» Aim of the exercise
Retype only what runs from the first line of the listing to the line holding "(kontr) at (1228,952)", both included. Do not retype the pictures.

» The input
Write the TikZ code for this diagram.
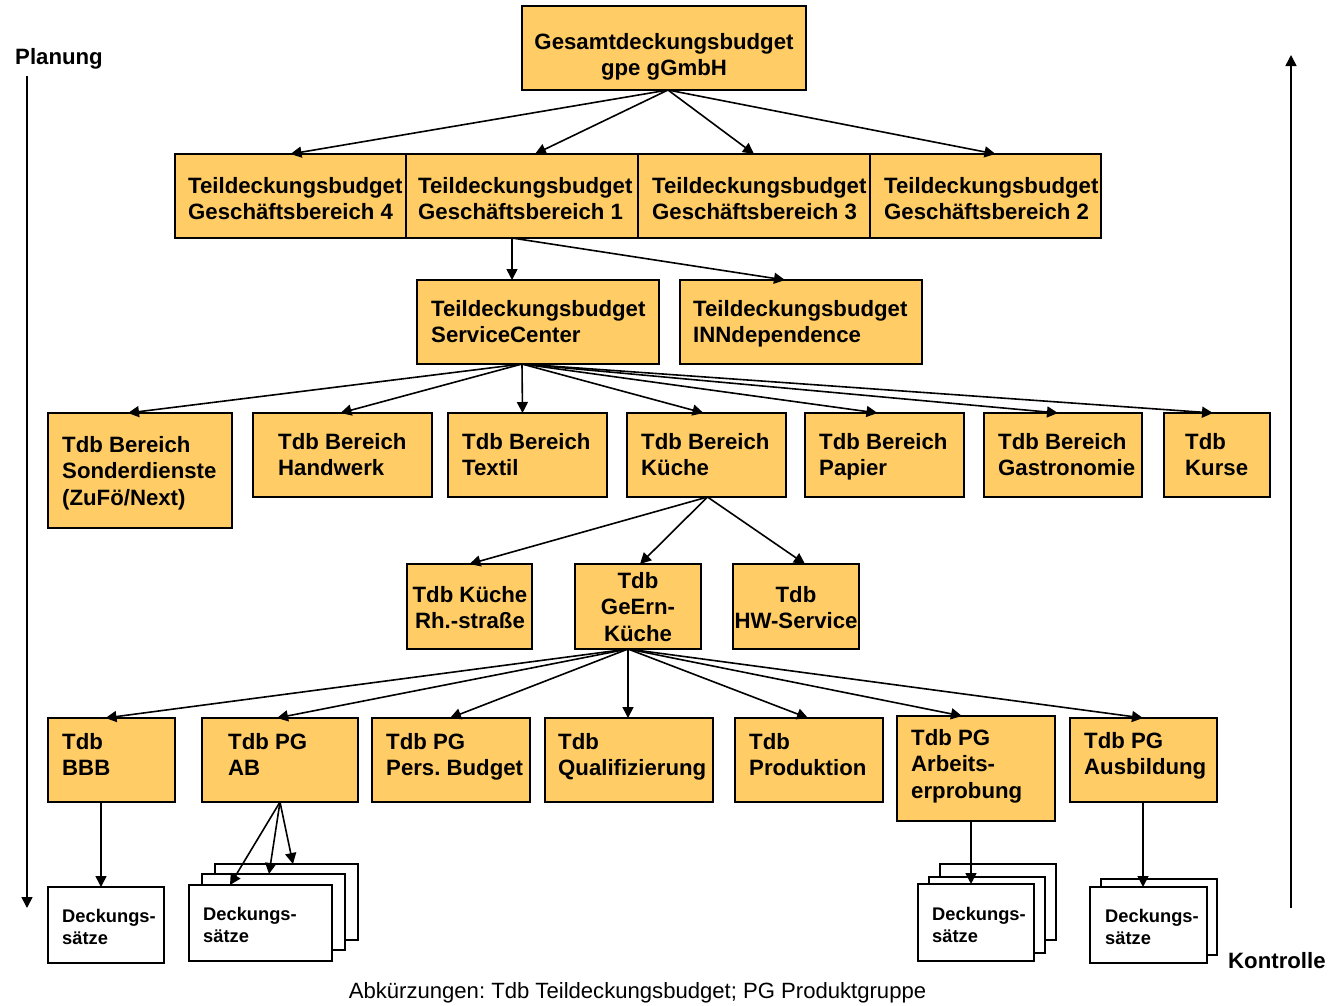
\documentclass[tikz,border=0pt]{standalone}
\usepackage{fontspec}
\setmainfont{Liberation Sans}
\usetikzlibrary{arrows.meta}
\frenchspacing
\definecolor{boxfill}{HTML}{FFCC66}
\tikzset{
 ybox/.style={draw=black, line width=1.3pt, fill=boxfill, rectangle, inner sep=0pt, outer sep=0pt},
 wbox/.style={draw=black, line width=1.3pt, fill=white, rectangle, inner sep=0pt, outer sep=0pt},
 txt/.style={inner sep=0pt, font=\fontsize{22.2}{26.6}\selectfont\bfseries, align=left, anchor=north west},
 ctxt/.style={txt, align=center, anchor=north},
 stxt/.style={inner sep=0pt, font=\fontsize{18.3}{22.4}\selectfont\bfseries, align=left, anchor=north west},
 arr/.style={line width=1.6pt, -{Triangle[length=11pt,width=11pt]}},
}
\newcommand{\bx}[6]{\node[#6, minimum width={#4-#2}, minimum height={#5-#3}] (#1) at ({(#2+#4)/2},{(#3+#5)/2}) {};}
\begin{document}
\begin{tikzpicture}[x=1pt,y=-1pt]
\useasboundingbox (0,0) rectangle (1344,1005);

% side arrows and labels
\node[txt] (plan) at (15,48) {Planung};
\coordinate (pA) at (27,76);
\coordinate (pB) at (27,908);
\draw[arr] (pA) -- (pB);
\coordinate (kA) at (1291,908);
\coordinate (kB) at (1291,55);
\draw[arr] (kA) -- (kB);
\node[txt] (kontr) at (1228,952) {Kontrolle};

% level 1
\bx{top}{522}{6}{806}{90}{ybox}
\node[ctxt] (ttop) at (664,33) {Gesamtdeckungsbudget\\gpe gGmbH};

% level 2
\bx{gb4}{175}{154}{406}{238}{ybox}
\bx{gb1}{406}{154}{638}{238}{ybox}
\bx{gb3}{638}{154}{870}{238}{ybox}
\bx{gb2}{870}{154}{1101}{238}{ybox}
\node[txt] (tgb4) at (188,177) {Teildeckungsbudget\\Geschäftsbereich 4};
\node[txt] (tgb1) at (418,177) {Teildeckungsbudget\\Geschäftsbereich 1};
\node[txt] (tgb3) at (652,177) {Teildeckungsbudget\\Geschäftsbereich 3};
\node[txt] (tgb2) at (884,177) {Teildeckungsbudget\\Geschäftsbereich 2};

% level 3
\bx{sc}{417}{280}{659}{364}{ybox}
\bx{inn}{680}{280}{922}{364}{ybox}
\node[txt] (tsc) at (431,300) {Teildeckungsbudget\\ServiceCenter};
\node[txt] (tinn) at (693,300) {Teildeckungsbudget\\INNdependence};

% level 4
\bx{son}{48}{413}{232}{528}{ybox}
\bx{hand}{253}{413}{432}{497}{ybox}
\bx{tex}{448}{413}{607}{497}{ybox}
\bx{kue}{627}{413}{786}{497}{ybox}
\bx{pap}{805}{413}{964}{497}{ybox}
\bx{gas}{984}{413}{1142}{497}{ybox}
\bx{kur}{1164}{413}{1270}{497}{ybox}
\node[txt] (tson) at (62,436) {Tdb Bereich\\Sonderdienste\\(ZuFö/Next)};
\node[txt] (thand) at (278,433) {Tdb Bereich\\Handwerk};
\node[txt] (ttex) at (462,433) {Tdb Bereich\\Textil};
\node[txt] (tkue) at (641,433) {Tdb Bereich\\Küche};
\node[txt] (tpap) at (819,433) {Tdb Bereich\\Papier};
\node[txt] (tgas) at (998,433) {Tdb Bereich\\Gastronomie};
\node[txt] (tkur) at (1185,433) {Tdb\\Kurse};

% level 5
\bx{rh}{407}{564}{532}{649}{ybox}
\bx{ge}{575}{564}{701}{649}{ybox}
\bx{hw}{733}{564}{859}{649}{ybox}
\node[ctxt] (trh) at (470,586) {Tdb Küche\\Rh.-straße};
\node[ctxt] (tge) at (638,572) {Tdb\\GeErn-\\Küche};
\node[ctxt] (thw) at (796,586) {Tdb\\HW-Service};

% level 6
\bx{bbb}{48}{718}{175}{802}{ybox}
\bx{ab}{202}{718}{358}{802}{ybox}
\bx{pers}{372}{718}{530}{802}{ybox}
\bx{qual}{545}{718}{713}{802}{ybox}
\bx{prod}{735}{718}{883}{802}{ybox}
\bx{arb}{897}{716}{1055}{821}{ybox}
\bx{aus}{1070}{718}{1217}{802}{ybox}
\node[txt] (tbbb) at (62,733) {Tdb\\BBB};
\node[txt] (tab) at (228,733) {Tdb PG\\AB};
\node[txt] (tpers) at (386,733) {Tdb PG\\Pers. Budget};
\node[txt] (tqual) at (558,733) {Tdb\\Qualifizierung};
\node[txt] (tprod) at (749,733) {Tdb\\Produktion};
\node[txt] (tarb) at (911,729) {Tdb PG\\Arbeits-\\erprobung};
\node[txt] (taus) at (1084,732) {Tdb PG\\Ausbildung};

% Deckungssaetze
\bx{d1}{48}{887}{164}{963}{wbox}
\node[stxt] (td1) at (62,909) {Deckungs-\\sätze};

\bx{d2c}{215}{864}{358}{940}{wbox}
\bx{d2b}{202}{874}{345}{950}{wbox}
\bx{d2a}{189}{885}{332}{961}{wbox}
\node[stxt] (td2) at (203,907) {Deckungs-\\sätze};

\bx{d3c}{940}{864}{1056}{940}{wbox}
\bx{d3b}{929}{877}{1045}{953}{wbox}
\bx{d3a}{918}{884}{1034}{961}{wbox}
\node[stxt] (td3) at (932,907) {Deckungs-\\sätze};

\bx{d4b}{1101}{879}{1217}{955}{wbox}
\bx{d4a}{1090}{887}{1207}{963}{wbox}
\node[stxt] (td4) at (1105,909) {Deckungs-\\sätze};

% arrows level 1 -> 2
\draw[arr] ([xshift=4pt]top.south) -- (gb4.north);
\draw[arr] ([xshift=4pt]top.south) -- ([xshift=13pt]gb1.north);
\draw[arr] ([xshift=4pt]top.south) -- (gb3.north);
\draw[arr] ([xshift=4pt]top.south) -- ([xshift=10pt]gb2.north);

% 2 -> 3
\draw[arr] ([xshift=-10pt]gb1.south) -- ([xshift=-26pt]sc.north);
\draw[arr] ([xshift=-10pt]gb1.south) -- ([xshift=-16pt]inn.north);

% 3 -> 4
\draw[arr] ([xshift=-16pt]sc.south) -- ([xshift=-12pt]son.north);
\draw[arr] ([xshift=-16pt]sc.south) -- ([xshift=-2pt]hand.north);
\draw[arr] ([xshift=-16pt]sc.south) -- ([xshift=-5pt]tex.north);
\draw[arr] ([xshift=-16pt]sc.south) -- ([xshift=-3pt]kue.north);
\draw[arr] ([xshift=-16pt]sc.south) -- ([xshift=-7pt]pap.north);
\draw[arr] ([xshift=-16pt]sc.south) -- ([xshift=-5pt]gas.north);
\draw[arr] ([xshift=-16pt]sc.south) -- ([xshift=-4pt]kur.north);

% 4 -> 5
\draw[arr] ([xshift=1pt]kue.south) -- (rh.north);
\draw[arr] ([xshift=1pt]kue.south) -- ([xshift=2pt]ge.north);
\draw[arr] ([xshift=1pt]kue.south) -- ([xshift=9pt]hw.north);

% 5 -> 6
\draw[arr] ([xshift=-10pt]ge.south) -- ([xshift=-6pt]bbb.north);
\draw[arr] ([xshift=-10pt]ge.south) -- ([xshift=-3pt]ab.north);
\draw[arr] ([xshift=-10pt]ge.south) -- ([xshift=-1pt]pers.north);
\draw[arr] ([xshift=-10pt]ge.south) -- ([xshift=-1pt]qual.north);
\draw[arr] ([xshift=-10pt]ge.south) -- ([xshift=-1pt]prod.north);
\draw[arr] ([xshift=-10pt]ge.south) -- ([xshift=-14pt]arb.north);
\draw[arr] ([xshift=-10pt]ge.south) -- ([xshift=-0.5pt]aus.north);

% 6 -> Deckungssaetze
\draw[arr] ([xshift=-10.5pt]bbb.south) -- ([xshift=-5pt]d1.north);
\draw[arr] (ab.south) -- ([xshift=-30.5pt]d2a.north);
\draw[arr] (ab.south) -- ([xshift=-4.5pt]d2b.north);
\draw[arr] (ab.south) -- ([xshift=6.5pt]d2c.north);
\draw[arr] ([xshift=-5pt]arb.south) -- ([xshift=-5pt]d3a.north);
\draw[arr] ([xshift=-0.5pt]aus.south) -- ([xshift=-5.5pt]d4a.north);

% caption
\node[inner sep=0pt, font=\fontsize{22.1}{26}\selectfont, anchor=north] (cap) at (637.5,982) {Abkürzungen: Tdb Teildeckungsbudget; PG Produktgruppe};
\end{tikzpicture}
\end{document}
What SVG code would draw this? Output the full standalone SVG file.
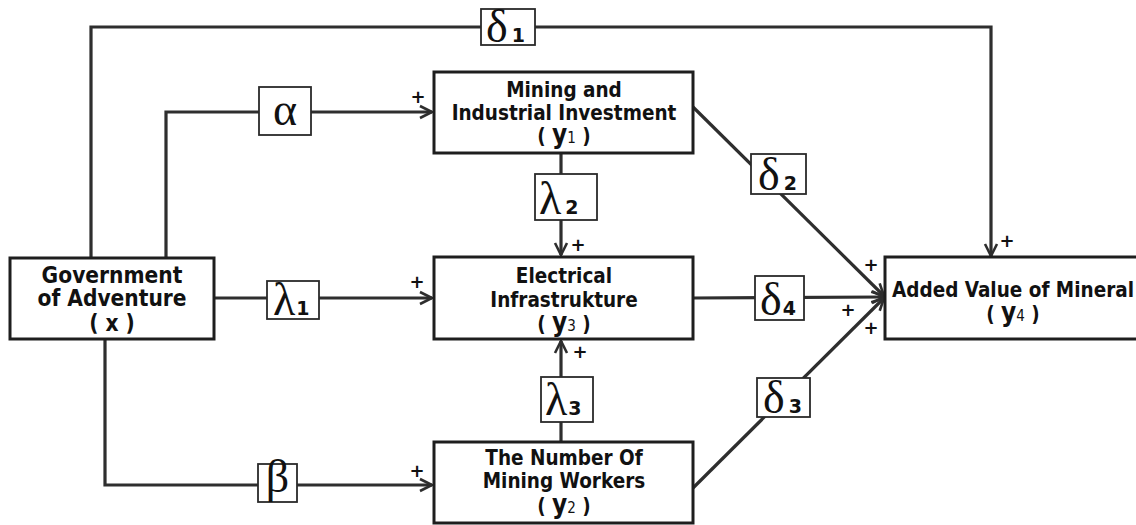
<svg xmlns="http://www.w3.org/2000/svg" width="1136" height="525" viewBox="0 0 1136 525">
<style>
.bg{fill:#ffffff}
.box{fill:#ffffff;stroke:#1e1e1e;stroke-width:3}
.lbl{fill:#ffffff;stroke:#2a2a2a;stroke-width:1.8}
.ln{fill:none;stroke:#2e2e2e;stroke-width:3.2}
.nt{font-family:"DejaVu Sans Condensed","DejaVu Sans",sans-serif;font-weight:bold;font-size:20.5px;fill:#111;text-anchor:middle}
.big{font-size:22.5px}
.yv{font-size:26px}
.ys{font-size:15px;font-weight:normal}
.gk{font-family:"Liberation Serif","Times New Roman",serif;font-size:46px;fill:#111}
.gs{font-family:"DejaVu Sans",sans-serif;font-weight:bold;font-size:19px;fill:#111}
.pl{font-family:"DejaVu Sans",sans-serif;font-weight:bold;font-size:18px;fill:#111;text-anchor:middle}
</style>
<defs>
<marker id="arr" markerUnits="userSpaceOnUse" markerWidth="16" markerHeight="16" refX="13" refY="7" orient="auto" viewBox="0 0 16 14">
<path d="M1,1 L13,7 L1,13" fill="none" stroke="#2e2e2e" stroke-width="2.6"/>
</marker>
</defs>
<rect class="bg" x="0" y="0" width="1136" height="525"/>
<g id="connectors">
<polyline class="ln" points="91,258 91,27 991,27 991,256" marker-end="url(#arr)"/>
<polyline class="ln" points="166,258 166,112 432,112" marker-end="url(#arr)"/>
<line class="ln" x1="214" y1="298" x2="432" y2="298" marker-end="url(#arr)"/>
<polyline class="ln" points="105,339 105,485 432,485" marker-end="url(#arr)"/>
<line class="ln" x1="561" y1="153" x2="561" y2="255" marker-end="url(#arr)"/>
<line class="ln" x1="561" y1="442" x2="561" y2="341" marker-end="url(#arr)"/>
<line class="ln" x1="693" y1="107" x2="884" y2="296" marker-end="url(#arr)"/>
<line class="ln" x1="693" y1="298" x2="884" y2="297" marker-end="url(#arr)"/>
<line class="ln" x1="693" y1="488" x2="884" y2="298" marker-end="url(#arr)"/>
<text class="pl" x="418" y="103">+</text>
<text class="pl" x="578" y="251">+</text>
<text class="pl" x="417" y="288">+</text>
<text class="pl" x="417" y="477">+</text>
<text class="pl" x="580" y="358">+</text>
<text class="pl" x="1007" y="247">+</text>
<text class="pl" x="871" y="271">+</text>
<text class="pl" x="848" y="316">+</text>
<text class="pl" x="871" y="334">+</text>
</g>
<g id="label-delta1">
<rect class="lbl" x="481" y="9" width="54" height="36"/>
<text x="486" y="42"><tspan class="gk">δ</tspan><tspan class="gs" dx="4">1</tspan></text>
</g>
<g id="label-alpha">
<rect class="lbl" x="259" y="87" width="52" height="48"/>
<text class="gk" x="285" y="125" text-anchor="middle" font-size="58">α</text>
</g>
<g id="label-lambda2">
<rect class="lbl" x="535" y="174" width="62" height="46"/>
<text x="539" y="214"><tspan class="gk">λ</tspan><tspan class="gs" dx="4">2</tspan></text>
</g>
<g id="label-lambda1">
<rect class="lbl" x="267" y="281" width="52" height="38"/>
<text x="273" y="315"><tspan class="gk">λ</tspan><tspan class="gs" dx="1">1</tspan></text>
</g>
<g id="label-beta">
<rect class="lbl" x="258" y="464" width="39" height="38"/>
<text class="gk" x="277.5" y="492" text-anchor="middle" font-size="38">β</text>
</g>
<g id="label-lambda3">
<rect class="lbl" x="541" y="377" width="52" height="45"/>
<text x="545" y="415"><tspan class="gk">λ</tspan><tspan class="gs" dx="1">3</tspan></text>
</g>
<g id="label-delta2">
<rect class="lbl" x="751" y="154" width="55" height="40"/>
<text x="758" y="190"><tspan class="gk">δ</tspan><tspan class="gs" dx="4">2</tspan></text>
</g>
<g id="label-delta4">
<rect class="lbl" x="755" y="276" width="49" height="44"/>
<text x="760" y="315"><tspan class="gk">δ</tspan><tspan class="gs" dx="1">4</tspan></text>
</g>
<g id="label-delta3">
<rect class="lbl" x="757" y="378" width="53" height="39"/>
<text x="763" y="413"><tspan class="gk">δ</tspan><tspan class="gs" dx="4">3</tspan></text>
</g>
<g id="node-x">
<rect class="box" x="10" y="258" width="204" height="81"/>
<text class="nt big" x="112" y="283">Government</text>
<text class="nt big" x="112" y="306">of Adventure</text>
<text class="nt big" x="112" y="331">( x )</text>
</g>
<g id="node-y1">
<rect class="box" x="434" y="72" width="259" height="81"/>
<text class="nt" x="564" y="97">Mining and</text>
<text class="nt" x="564" y="120">Industrial Investment</text>
<text class="nt" x="564" y="143">( <tspan class="yv">y</tspan><tspan class="ys">1</tspan> )</text>
</g>
<g id="node-y3">
<rect class="box" x="434" y="257" width="259" height="82"/>
<text class="nt" x="564" y="283">Electrical</text>
<text class="nt" x="564" y="307">Infrastrukture</text>
<text class="nt" x="564" y="331">( <tspan class="yv">y</tspan><tspan class="ys">3</tspan> )</text>
</g>
<g id="node-y2">
<rect class="box" x="434" y="442" width="259" height="81"/>
<text class="nt" x="564" y="465">The Number Of</text>
<text class="nt" x="564" y="488">Mining Workers</text>
<text class="nt" x="564" y="513">( <tspan class="yv">y</tspan><tspan class="ys">2</tspan> )</text>
</g>
<g id="node-y4">
<rect class="box" x="885" y="257" width="260" height="82"/>
<text class="nt" x="1013" y="297">Added Value of Mineral</text>
<text class="nt" x="1013" y="321">( <tspan class="yv">y</tspan><tspan class="ys">4</tspan> )</text>
</g>
</svg>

» Exercise response
Write the TikZ code for this diagram.
\documentclass[tikz,border=0pt]{standalone}
\usepackage{fontspec}
\setmainfont{Liberation Sans}
\usetikzlibrary{arrows.meta}
\frenchspacing
\definecolor{boxfill}{HTML}{FFCC66}
\tikzset{
 ybox/.style={draw=black, line width=1.3pt, fill=boxfill, rectangle, inner sep=0pt, outer sep=0pt},
 wbox/.style={draw=black, line width=1.3pt, fill=white, rectangle, inner sep=0pt, outer sep=0pt},
 txt/.style={inner sep=0pt, font=\fontsize{22.2}{26.6}\selectfont\bfseries, align=left, anchor=north west},
 ctxt/.style={txt, align=center, anchor=north},
 stxt/.style={inner sep=0pt, font=\fontsize{18.3}{22.4}\selectfont\bfseries, align=left, anchor=north west},
 arr/.style={line width=1.6pt, -{Triangle[length=11pt,width=11pt]}},
}
\newcommand{\bx}[6]{\node[#6, minimum width={#4-#2}, minimum height={#5-#3}] (#1) at ({(#2+#4)/2},{(#3+#5)/2}) {};}
\begin{document}
\begin{tikzpicture}[x=1pt,y=-1pt]
\useasboundingbox (0,0) rectangle (1344,1005);

% side arrows and labels
\node[txt] (plan) at (15,48) {Planung};
\coordinate (pA) at (27,76);
\coordinate (pB) at (27,908);
\draw[arr] (pA) -- (pB);
\coordinate (kA) at (1291,908);
\coordinate (kB) at (1291,55);
\draw[arr] (kA) -- (kB);
\node[txt] (kontr) at (1228,952) {Kontrolle};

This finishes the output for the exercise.